# [Work to complete]
Omit all images, then return the remaining material exactly as it stands.

# [Collected data]
○ ○ ○ ○

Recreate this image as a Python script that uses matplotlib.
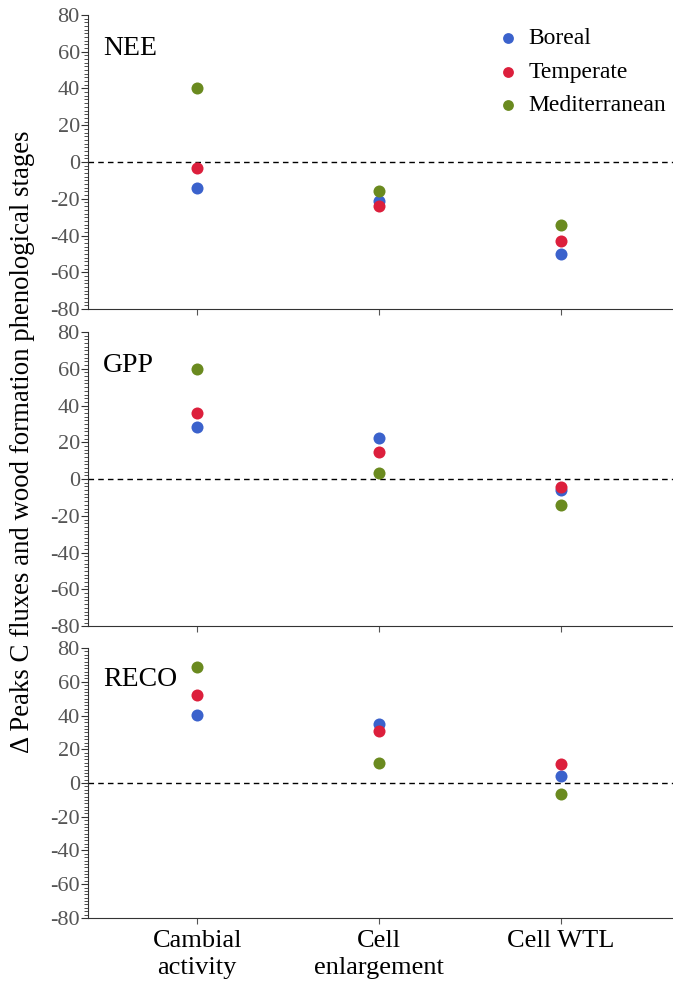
import numpy as np
import matplotlib.pyplot as plt
from matplotlib.ticker import MultipleLocator

plt.rcParams['font.family'] = ['Liberation Serif', 'DejaVu Serif']
plt.rcParams['axes.unicode_minus'] = False

stages = ['Cambial\nactivity', 'Cell\nenlargement', 'Cell WTL']
biomes = ['Boreal', 'Temperate', 'Mediterranean']
colors = ['#3b62cc', '#dc1f3c', '#6a8a1f']
fluxes = ['NEE', 'GPP', 'RECO']

nee_boreal = [-14, -21, -50]
nee_temperate = [-3.5, -24, -43]
nee_mediterranean = [40, -16, -34]

gpp_boreal = [28.5, 22.5, -6]
gpp_temperate = [36, 15, -4.5]
gpp_mediterranean = [60, 3.5, -14]

reco_boreal = [40.5, 35, 4]
reco_temperate = [52, 31, 11]
reco_mediterranean = [68.5, 12, -6.5]

data = {
    'NEE': [nee_boreal, nee_temperate, nee_mediterranean],
    'GPP': [gpp_boreal, gpp_temperate, gpp_mediterranean],
    'RECO': [reco_boreal, reco_temperate, reco_mediterranean],
}

fig = plt.figure(figsize=(6.73, 9.94), dpi=100)
boxes = [
    [0.131, 0.689, 0.869, 0.296],
    [0.131, 0.370, 0.869, 0.296],
    [0.131, 0.0765, 0.869, 0.2715],
]

x = np.arange(len(stages))
axes = []
for flux, box in zip(fluxes, boxes):
    ax = fig.add_axes(box)
    axes.append(ax)
    ax.axhline(0, color='black', linestyle=(0, (4, 3)), linewidth=1.0, zorder=1)
    for vals, name, c in zip(data[flux], biomes, colors):
        ax.scatter(x, vals, s=75, color=c, label=name, zorder=3, linewidths=0)
    ax.set_xlim(-0.6, 2.615)
    ax.set_ylim(-80, 80)
    ax.yaxis.set_major_locator(MultipleLocator(20))
    ax.yaxis.set_minor_locator(MultipleLocator(2))
    ax.tick_params(axis='y', which='major', length=5, labelsize=16, colors='#333333',
                   labelcolor='#555555', pad=1)
    ax.tick_params(axis='y', which='minor', length=3, color='#333333')
    ax.tick_params(axis='x', length=4, color='#555555')
    ax.set_xticks(x)
    ax.set_xticklabels([])
    for side in ['top', 'right']:
        ax.spines[side].set_visible(False)
    ax.spines['left'].set_color('#333333')
    ax.spines['bottom'].set_color('#333333')
    ax.text(0.025, 0.93, flux, transform=ax.transAxes, fontsize=20, va='top', ha='left')

axes[-1].set_xticklabels(stages, fontsize=19, linespacing=1.25)
axes[-1].tick_params(axis='x', pad=5)

axes[0].legend(loc='upper right', bbox_to_anchor=(1.02, 1.02), frameon=False, fontsize=17,
               handletextpad=0.35, labelspacing=0.5, borderpad=0.3, handlelength=1.0,
               markerscale=0.9)

fig.text(0.033, 0.556, '\u0394 Peaks C fluxes and wood formation phenological stages',
         rotation=90, fontsize=19.3, va='center', ha='center')

fig.savefig('out.png', dpi=100)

○ ○ ○ ○

# [Answer for this exercise]
Recreate this image as a Python script that uses matplotlib.
import numpy as np
import matplotlib.pyplot as plt
from matplotlib.ticker import MultipleLocator

plt.rcParams['font.family'] = ['Liberation Serif', 'DejaVu Serif']
plt.rcParams['axes.unicode_minus'] = False

stages = ['Cambial\nactivity', 'Cell\nenlargement', 'Cell WTL']
biomes = ['Boreal', 'Temperate', 'Mediterranean']
colors = ['#3b62cc', '#dc1f3c', '#6a8a1f']
fluxes = ['NEE', 'GPP', 'RECO']

nee_boreal = [-14, -21, -50]
nee_temperate = [-3.5, -24, -43]
nee_mediterranean = [40, -16, -34]

gpp_boreal = [28.5, 22.5, -6]
gpp_temperate = [36, 15, -4.5]
gpp_mediterranean = [60, 3.5, -14]

reco_boreal = [40.5, 35, 4]
reco_temperate = [52, 31, 11]
reco_mediterranean = [68.5, 12, -6.5]

data = {
    'NEE': [nee_boreal, nee_temperate, nee_mediterranean],
    'GPP': [gpp_boreal, gpp_temperate, gpp_mediterranean],
    'RECO': [reco_boreal, reco_temperate, reco_mediterranean],
}

fig = plt.figure(figsize=(6.73, 9.94), dpi=100)
boxes = [
    [0.131, 0.689, 0.869, 0.296],
    [0.131, 0.370, 0.869, 0.296],
    [0.131, 0.0765, 0.869, 0.2715],
]

x = np.arange(len(stages))
axes = []
for flux, box in zip(fluxes, boxes):
    ax = fig.add_axes(box)
    axes.append(ax)
    ax.axhline(0, color='black', linestyle=(0, (4, 3)), linewidth=1.0, zorder=1)
    for vals, name, c in zip(data[flux], biomes, colors):
        ax.scatter(x, vals, s=75, color=c, label=name, zorder=3, linewidths=0)
    ax.set_xlim(-0.6, 2.615)
    ax.set_ylim(-80, 80)
    ax.yaxis.set_major_locator(MultipleLocator(20))
    ax.yaxis.set_minor_locator(MultipleLocator(2))
    ax.tick_params(axis='y', which='major', length=5, labelsize=16, colors='#333333',
                   labelcolor='#555555', pad=1)
    ax.tick_params(axis='y', which='minor', length=3, color='#333333')
    ax.tick_params(axis='x', length=4, color='#555555')
    ax.set_xticks(x)
    ax.set_xticklabels([])
    for side in ['top', 'right']:
        ax.spines[side].set_visible(False)
    ax.spines['left'].set_color('#333333')
    ax.spines['bottom'].set_color('#333333')
    ax.text(0.025, 0.93, flux, transform=ax.transAxes, fontsize=20, va='top', ha='left')

axes[-1].set_xticklabels(stages, fontsize=19, linespacing=1.25)
axes[-1].tick_params(axis='x', pad=5)

axes[0].legend(loc='upper right', bbox_to_anchor=(1.02, 1.02), frameon=False, fontsize=17,
               handletextpad=0.35, labelspacing=0.5, borderpad=0.3, handlelength=1.0,
               markerscale=0.9)

fig.text(0.033, 0.556, '\u0394 Peaks C fluxes and wood formation phenological stages',
         rotation=90, fontsize=19.3, va='center', ha='center')

fig.savefig('out.png', dpi=100)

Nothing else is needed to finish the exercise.